Novel nanoparticles modified composite eco-adsorbents—A deep insight into kinetics modelling using numerical surface diffusion and artificial neural network models

Abstract

The first main objective of this work was to develop and investigate novel green composite adsorbents for the efficient removal of malachite green from their aqueous solutions. In this study, two simple methods of the chemical modification of extracting agricultural wastes were proposed. Rapeseed meal (RM) was modified with magnetic nanoparticles (MNs) by a co-precipitation reaction and with polypyrrole (PPy) by an in situ chemical oxidative polymerization. Maximum adsorption capacities of 836.2 and 93.3mgg−1 were observed for RM–MNs and RM–PPy respectively.

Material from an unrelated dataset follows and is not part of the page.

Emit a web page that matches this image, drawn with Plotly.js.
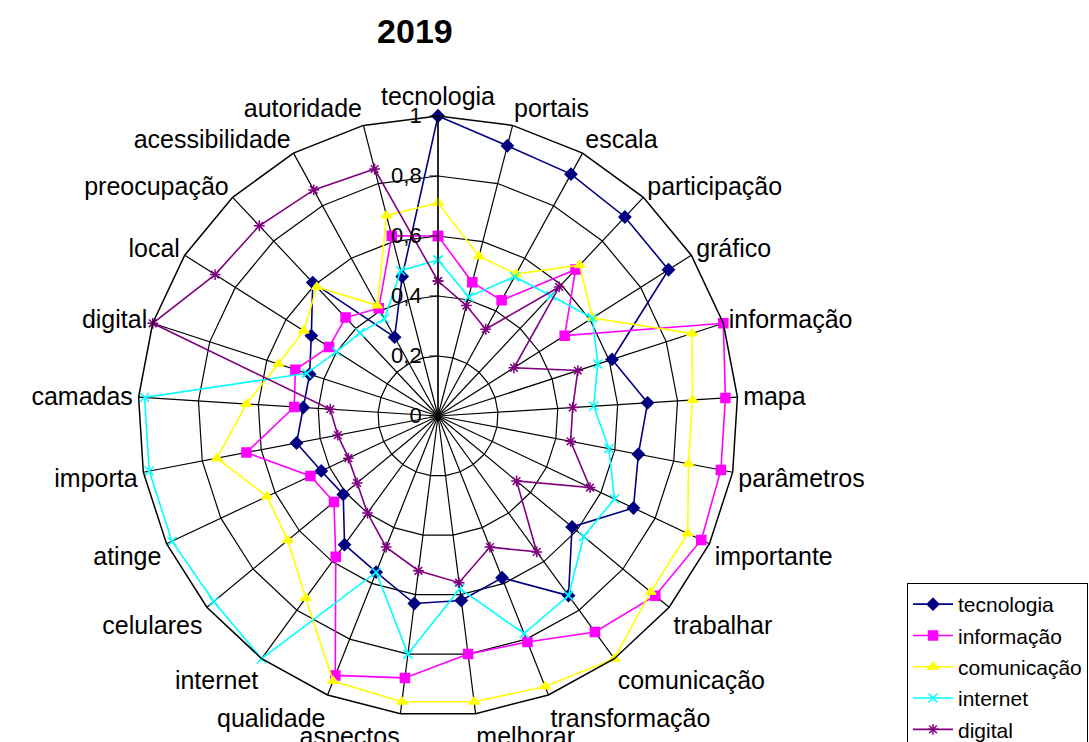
<!DOCTYPE html>
<html>
<head>
<meta charset="utf-8">
<script src="https://cdn.plot.ly/plotly-3.0.1.min.js"></script>
<style>html,body{margin:0;padding:0;background:#fff;overflow:hidden}#chart{width:1089px;height:742px}</style>
</head>
<body>
<div id="chart"></div>
<script>
const categories = ['tecnologia','portais','escala','participação','gráfico','informação','mapa','parâmetros','importante','trabalhar','comunicação','transformação','melhorar','aspectos','qualidade','internet','celulares','atinge','importa','camadas','digital','local','preocupação','acessibilidade','autoridade'];

const seriesNames = ['tecnologia','informação','comunicação','internet','digital'];

const tecnologia = [1.00,0.93,0.92,0.91,0.91,0.61,0.70,0.68,0.72,0.58,0.74,0.58,0.62,0.63,0.56,0.53,0.41,0.43,0.48,0.45,0.45,0.50,0.61,0.30,0.48];
const informacao = [0.60,0.46,0.44,0.67,0.50,1.00,0.96,0.96,0.97,0.94,0.89,0.81,0.80,0.88,0.93,0.58,0.45,0.47,0.65,0.48,0.50,0.43,0.45,0.41,0.62];
const comunicacao = [0.71,0.55,0.54,0.69,0.61,0.89,0.85,0.85,0.92,0.92,1.00,0.97,0.96,0.96,0.95,0.75,0.65,0.63,0.75,0.64,0.56,0.53,0.59,0.42,0.69];
const internet = [0.52,0.41,0.53,0.55,0.61,0.56,0.52,0.58,0.65,0.63,0.74,0.78,0.58,0.80,0.56,1.00,0.97,0.98,0.98,0.98,0.46,0.40,0.38,0.37,0.50];
const digital = [0.45,0.38,0.33,0.59,0.30,0.49,0.45,0.45,0.56,0.34,0.56,0.47,0.56,0.52,0.47,0.40,0.35,0.33,0.34,0.36,1.00,0.88,0.87,0.86,0.85];

const radialTicks = [0,0.2,0.4,0.6,0.8,1];
const radialTickText = ['0','0,2','0,4','0,6','0,8','1'];

const values = [tecnologia, informacao, comunicacao, internet, digital];
const colors = ['#000080','#FF00FF','#FFFF00','#00FFFF','#800080'];
const symbols = ['diamond','square','triangle-up','x-thin-open','asterisk-open'];
const msizes = [9,9,9,9,9];

const traces = values.map((v,i)=>({
  type:'scatterpolar',
  name: seriesNames[i],
  legendgroup: 'g'+i,
  r: v.concat([v[0]]),
  theta: categories.concat([categories[0]]),
  mode:'lines+markers',
  line:{color:colors[i], width:1.6},
  marker:{symbol:symbols[i], size:msizes[i], color:colors[i], line:{color:colors[i], width:1.5}},
  cliponaxis:false
}));

const F = '"Liberation Sans", Arial, sans-serif';
const layout = {
  width:1089, height:742,
  margin:{l:0,r:0,t:0,b:0,autoexpand:false},
  paper_bgcolor:'#fff',
  font:{family:F, color:'#000'},
  title:{text:'<b>2019</b>', font:{size:34, family:F, color:'#000'}, x:0.381, xanchor:'center', xref:'paper', y:0.958, yanchor:'middle', yref:'container'},
  showlegend:true,
  legend:{x:907/1089, xanchor:'left', y:(742-583)/742, yanchor:'top', bgcolor:'#fff', bordercolor:'#000', borderwidth:1, font:{size:21, family:F, color:'#000'}, tracegroupgap:1, itemwidth:40},
  polar:{
    domain:{x:[138/1089, 738/1089], y:[(742-716)/742, (742-116)/742]},
    bgcolor:'#fff',
    gridshape:'linear',
    angularaxis:{type:'category', categoryarray:categories, direction:'clockwise', rotation:90, showgrid:true, gridcolor:'#000', gridwidth:1.2, showline:true, linecolor:'#000', linewidth:1.5, ticks:'', tickfont:{size:25, family:F, color:'#000'}},
    radialaxis:{range:[0,1], angle:90, side:'counterclockwise', tickangle:90, tickvals:radialTicks, ticktext:radialTickText, tickfont:{size:22, family:F, color:'#000'}, showgrid:true, gridcolor:'#000', gridwidth:1.2, showline:true, linecolor:'#000', linewidth:1.2, ticks:'outside', ticklen:8, tickcolor:'#000'}
  }
};

Plotly.newPlot('chart', traces, layout, {displayModeBar:false, staticPlot:true});
</script>
</body>
</html>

Both composite adsorbents were characterized by scanning electron microscopy (SEM–EDS), X-ray diffraction (XRD) and attenuated total reflection Fourier transform infrared spectroscopy (ATR-FTIR). The second main goal of the investigation was to study the rate of dye adsorption from aqueous effluents onto the composite adsorbents. The batch adsorption kinetics were described using the surface diffusion model (SDM), pseudo-first-order (PFO) and pseudo-second-order (PSO) models, and also by empirical artificial neural network (ANN) simulation, which is a new approach for the modelling of the kinetics of adsorption with high accuracy. The SDM fitted the experimental data with very good accuracy, revealing that the overall rate of adsorption was mostly controlled by surface diffusion. Since scientific literature contains only a few studies on the modelling of the kinetics of adsorption onto composite adsorbents using numerical methods, a detailed investigation should be performed.